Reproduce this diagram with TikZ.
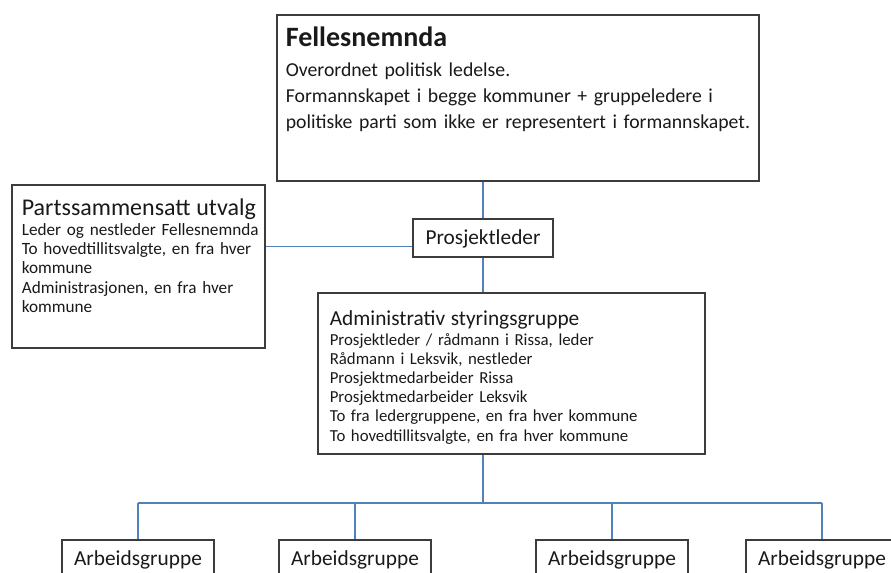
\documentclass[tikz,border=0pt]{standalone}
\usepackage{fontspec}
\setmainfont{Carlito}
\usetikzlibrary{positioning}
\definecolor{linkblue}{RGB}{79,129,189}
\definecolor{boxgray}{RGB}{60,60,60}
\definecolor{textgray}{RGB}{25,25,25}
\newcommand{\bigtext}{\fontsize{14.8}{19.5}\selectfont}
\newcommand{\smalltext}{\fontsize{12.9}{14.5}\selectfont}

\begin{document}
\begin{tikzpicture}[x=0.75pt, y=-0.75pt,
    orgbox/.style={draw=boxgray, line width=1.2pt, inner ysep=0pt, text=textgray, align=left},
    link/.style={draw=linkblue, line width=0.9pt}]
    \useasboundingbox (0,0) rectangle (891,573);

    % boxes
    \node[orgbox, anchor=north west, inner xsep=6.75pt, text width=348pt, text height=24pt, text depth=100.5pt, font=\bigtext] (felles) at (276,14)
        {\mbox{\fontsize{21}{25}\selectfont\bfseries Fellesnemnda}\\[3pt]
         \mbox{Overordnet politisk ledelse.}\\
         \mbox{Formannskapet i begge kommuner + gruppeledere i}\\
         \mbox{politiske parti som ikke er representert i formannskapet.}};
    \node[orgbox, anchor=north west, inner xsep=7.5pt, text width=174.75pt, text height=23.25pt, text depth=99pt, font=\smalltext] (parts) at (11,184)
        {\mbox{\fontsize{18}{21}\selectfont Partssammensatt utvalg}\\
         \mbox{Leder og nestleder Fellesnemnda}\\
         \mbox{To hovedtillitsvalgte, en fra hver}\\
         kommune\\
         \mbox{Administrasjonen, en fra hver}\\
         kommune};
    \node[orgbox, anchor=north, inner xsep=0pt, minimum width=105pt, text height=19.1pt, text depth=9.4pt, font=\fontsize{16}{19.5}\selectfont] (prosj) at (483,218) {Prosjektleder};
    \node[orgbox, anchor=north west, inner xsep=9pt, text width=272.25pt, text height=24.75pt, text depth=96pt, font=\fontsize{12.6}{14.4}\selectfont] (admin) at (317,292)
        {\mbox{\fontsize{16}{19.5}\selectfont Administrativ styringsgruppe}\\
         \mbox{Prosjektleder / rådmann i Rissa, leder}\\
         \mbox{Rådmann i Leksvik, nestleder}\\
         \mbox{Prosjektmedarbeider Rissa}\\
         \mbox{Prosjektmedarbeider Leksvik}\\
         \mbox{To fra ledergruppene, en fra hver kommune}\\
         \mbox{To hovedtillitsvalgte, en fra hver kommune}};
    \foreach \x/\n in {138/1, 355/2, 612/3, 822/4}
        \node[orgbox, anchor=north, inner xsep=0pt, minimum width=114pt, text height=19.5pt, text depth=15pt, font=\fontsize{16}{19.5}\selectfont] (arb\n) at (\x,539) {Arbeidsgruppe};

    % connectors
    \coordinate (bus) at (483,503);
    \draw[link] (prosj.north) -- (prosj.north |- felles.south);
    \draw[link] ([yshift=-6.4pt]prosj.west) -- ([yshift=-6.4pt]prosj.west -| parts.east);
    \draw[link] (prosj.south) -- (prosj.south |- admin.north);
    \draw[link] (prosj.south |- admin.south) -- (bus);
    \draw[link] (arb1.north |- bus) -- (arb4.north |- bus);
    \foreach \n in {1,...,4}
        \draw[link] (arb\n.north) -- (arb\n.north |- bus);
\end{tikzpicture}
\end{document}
------------------------------------------------
■ STATED GOAL
Make an exact copy of the data above, pictures excluded.

■ WORKED SOLUTION
Reproduce this diagram with TikZ.
\documentclass[tikz,border=0pt]{standalone}
\usepackage{fontspec}
\setmainfont{Carlito}
\usetikzlibrary{positioning}
\definecolor{linkblue}{RGB}{79,129,189}
\definecolor{boxgray}{RGB}{60,60,60}
\definecolor{textgray}{RGB}{25,25,25}
\newcommand{\bigtext}{\fontsize{14.8}{19.5}\selectfont}
\newcommand{\smalltext}{\fontsize{12.9}{14.5}\selectfont}

\begin{document}
\begin{tikzpicture}[x=0.75pt, y=-0.75pt,
    orgbox/.style={draw=boxgray, line width=1.2pt, inner ysep=0pt, text=textgray, align=left},
    link/.style={draw=linkblue, line width=0.9pt}]
    \useasboundingbox (0,0) rectangle (891,573);

    % boxes
    \node[orgbox, anchor=north west, inner xsep=6.75pt, text width=348pt, text height=24pt, text depth=100.5pt, font=\bigtext] (felles) at (276,14)
        {\mbox{\fontsize{21}{25}\selectfont\bfseries Fellesnemnda}\\[3pt]
         \mbox{Overordnet politisk ledelse.}\\
         \mbox{Formannskapet i begge kommuner + gruppeledere i}\\
         \mbox{politiske parti som ikke er representert i formannskapet.}};
    \node[orgbox, anchor=north west, inner xsep=7.5pt, text width=174.75pt, text height=23.25pt, text depth=99pt, font=\smalltext] (parts) at (11,184)
        {\mbox{\fontsize{18}{21}\selectfont Partssammensatt utvalg}\\
         \mbox{Leder og nestleder Fellesnemnda}\\
         \mbox{To hovedtillitsvalgte, en fra hver}\\
         kommune\\
         \mbox{Administrasjonen, en fra hver}\\
         kommune};
    \node[orgbox, anchor=north, inner xsep=0pt, minimum width=105pt, text height=19.1pt, text depth=9.4pt, font=\fontsize{16}{19.5}\selectfont] (prosj) at (483,218) {Prosjektleder};
    \node[orgbox, anchor=north west, inner xsep=9pt, text width=272.25pt, text height=24.75pt, text depth=96pt, font=\fontsize{12.6}{14.4}\selectfont] (admin) at (317,292)
        {\mbox{\fontsize{16}{19.5}\selectfont Administrativ styringsgruppe}\\
         \mbox{Prosjektleder / rådmann i Rissa, leder}\\
         \mbox{Rådmann i Leksvik, nestleder}\\
         \mbox{Prosjektmedarbeider Rissa}\\
         \mbox{Prosjektmedarbeider Leksvik}\\
         \mbox{To fra ledergruppene, en fra hver kommune}\\
         \mbox{To hovedtillitsvalgte, en fra hver kommune}};
    \foreach \x/\n in {138/1, 355/2, 612/3, 822/4}
        \node[orgbox, anchor=north, inner xsep=0pt, minimum width=114pt, text height=19.5pt, text depth=15pt, font=\fontsize{16}{19.5}\selectfont] (arb\n) at (\x,539) {Arbeidsgruppe};

    % connectors
    \coordinate (bus) at (483,503);
    \draw[link] (prosj.north) -- (prosj.north |- felles.south);
    \draw[link] ([yshift=-6.4pt]prosj.west) -- ([yshift=-6.4pt]prosj.west -| parts.east);
    \draw[link] (prosj.south) -- (prosj.south |- admin.north);
    \draw[link] (prosj.south |- admin.south) -- (bus);
    \draw[link] (arb1.north |- bus) -- (arb4.north |- bus);
    \foreach \n in {1,...,4}
        \draw[link] (arb\n.north) -- (arb\n.north |- bus);
\end{tikzpicture}
\end{document}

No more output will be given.